Homenagem a José Mendonça, da Quinta dos Cozinheiros, um adeus muito especial

José Mendonça, produtor na Quinta dos Cozinheiros, já várias vezes convidado nos Goliardos, e previsto como produtor convidado esta sexta-feira no jantar vínico, faleceu este fim-de-semana vítima de um acidente de viação.

Apresentamos aqui as nossas condolências aos mais próximos e deixamos a nossa profunda homenagem a alguém tão especial.

De Portugal Bairrada Beiras

José Mendonça, a Utopia
“Na minha opinião o “terroir” de um vinho é composto pela casta, pela geologia, pelo clima… mas também pelo Homem.
O Homem, neste contexto, deve ser entendido não só pela sua cultura, mas também pelo seu carácter. Isto é, há influência do meio que o rodeia e que o ajudou a construir o seu conhecimento, mas também da sua personalidade, do seu modo particular de ver e fazer as coisas… A mesma vinha, trabalhada por dois homens diferentes, dará certamente dois vinhos diferentes! Felizmente!”
José Mendonça
in http://www.novacritica-vinho.com/forum/viewtopic.php?t=6788&postdays=0&postorder=asc&start=0

Quando aparecemos para visitar a sua quinta, fez questão de nos dar a visitar edifícios históricos da região para contextualizar o seu vinho. Vinhas na zona da Figueira da Foz, mais precisamente em Marinha das Ondas, a 8km do mar, poderíamos até imaginar que seria algo de recente, mas o José Mendonça mostrou-nos monumentos que provam a presença de ordens religiosas na região desde tempos longínquos que desenvolveram o vinhedo na região e onde há 50 anos atrás se produzia vinhos em quantidades relevantes.
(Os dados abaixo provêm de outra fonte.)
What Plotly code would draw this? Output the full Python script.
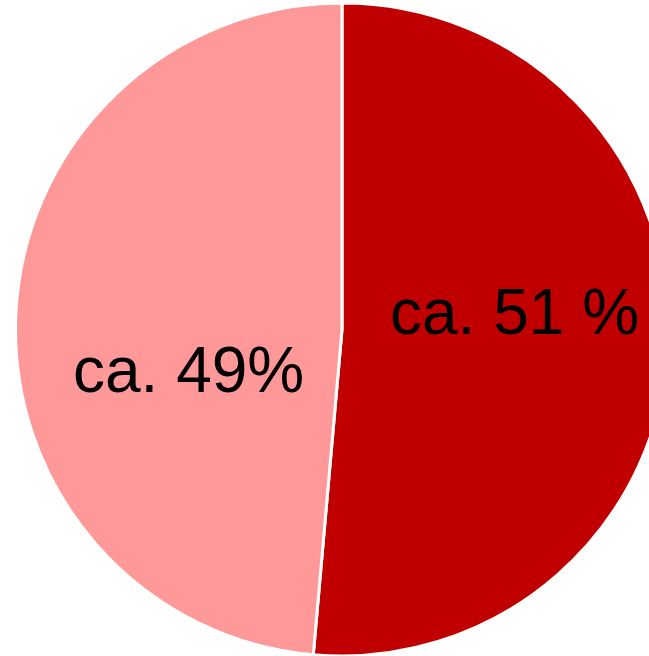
import plotly.graph_objects as go

# Data
categories = ["Anteil A", "Anteil B"]
values = [51.4, 48.6]
label_texts = ["ca. 51 %", "ca. 49%"]
colors = ["#C00000", "#FF9999"]

W, H = 684, 656
ML, MR, MT, MB = 0, 0, 3, 0

fig = go.Figure(
    go.Pie(
        labels=categories,
        values=values,
        sort=False,
        direction="clockwise",
        rotation=0,
        marker=dict(colors=colors, line=dict(color="white", width=3)),
        textinfo="none",
        hoverinfo="label+percent",
        showlegend=False,
    )
)

# label positions (pixel centers converted to paper coords)
label_px = [(514, 312), (188, 370)]
for txt, (px, py) in zip(label_texts, label_px):
    fig.add_annotation(
        x=(px - ML) / (W - ML - MR),
        y=1 - (py - MT) / (H - MT - MB),
        xref="paper", yref="paper",
        text=txt, showarrow=False,
        xanchor="center", yanchor="middle",
        font=dict(family="Liberation Sans, Arial", size=64, color="black"),
    )

fig.update_layout(
    width=W, height=H,
    margin=dict(l=ML, r=MR, t=MT, b=MB),
    paper_bgcolor="white", plot_bgcolor="white",
)

fig.write_html(
    "out.html",
    config={"displayModeBar": False},
    post_script="document.body.style.margin='0';document.body.style.overflow='hidden';document.documentElement.style.overflow='hidden';",
)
As suas vinhas são sobreviventes numa região com história de vinho mas que praticamente deixou de produzir vinho, e quem sabe por isso, o seu melhor vinho se chama Utopia…
José Mendonça para além de um excelente produtor, era um óptimo pedagogo. Possuía o dom e o prazer de explicar de uma forma aliciante e simples o vinho a qualquer pessoa: temos com frequência Goliardos que conheceram o José Mendonça numa prova e que nos vêm falar do quanto apreciaram conversar e o quanto aprenderam com ele.
Formou-se em Engenharia Mecânica e só mais tarde decidiu agarrar nas vinhas da família numa forma de preservar o património que lhe foi confiado. Decidiu viajar por outros países para aprender, trouxe conhecimentos e memórias que contava de uma forma apaixonadamente simples enquanto nos mostrava a adega e a sua casa.
Na escritório da casa de família, tinha uma colecção vasta de livros de viticultura em várias línguas e posters humorísticos ligados ao vinho, que foi recolhendo ao longo da sua vida de produtor, nomeadamente na sua passagem por França e que ía explicando em detalhe cada detalhe. O seu conhecimento profundo do vinho foi resultante de uma vontade de fazer bem, de uma curiosidade em ir ver quem já faz bem, de ler tudo o que podia para saber o mais possível e de uma dedicação feroz em trabalhar para fazer sempre melhor.
Procurava uma identidade local nos vinhos, usando as castas históricas da região (essencialmente Poeirinho em tinto, nome dado à casta Baga nesta zona, Maria Gomes e Bical em branco), realizando uma agricultura biológica, exercendo algumas práticas da bio-dinâmica, que se revelava nos seus vinhos da Quinta dos Cozinheiros pelo perfil cuidado, limpo como dizia, vigoroso, fresco e consistente.
Como descreve no site da Quinta: “É que na Quinta dos Cozinheiros acredita-se que a máquina, apesar de necessária e indispensável em certos trabalhos, não é ainda capaz de escolher a melhor vara, de eliminar o lançamento inútil, de separar o cacho que não vingará, no fundo, de optimizar a colheita em termos qualitativos e sanitários. Por isso se luta para manter a racionalidade do Homem a comandar as tarefas, o conhecimento e a força dos homens para conduzirem e educarem a vinha, a delicadeza e o carinho das mulheres para seleccionarem a melhor fruta, porque temos a certeza que é a partir da vinha que se faz o bom vinho.” (in www.quintadoscozinheiros.com)

Defendia com firmeza a diversidade do vinho, a não standardização, massificação ou “cocalização” do vinho como ele próprio dizia. E tinha esta capacidade rara de ser uma pessoa de ideias afirmadas e minoritárias, de se empenhar em aplicá-las e de conseguir manter uma cordialidade e diálogo com linhas diferentes.
O seu vinho é o fruto do cruzamento de uma longa História de uma região com um homem cativante. O seu vinho Utopia é uma realidade.

José, deixaste-nos bons vinhos, boas conversas, utopias e com certeza saudades. Muito obrigado.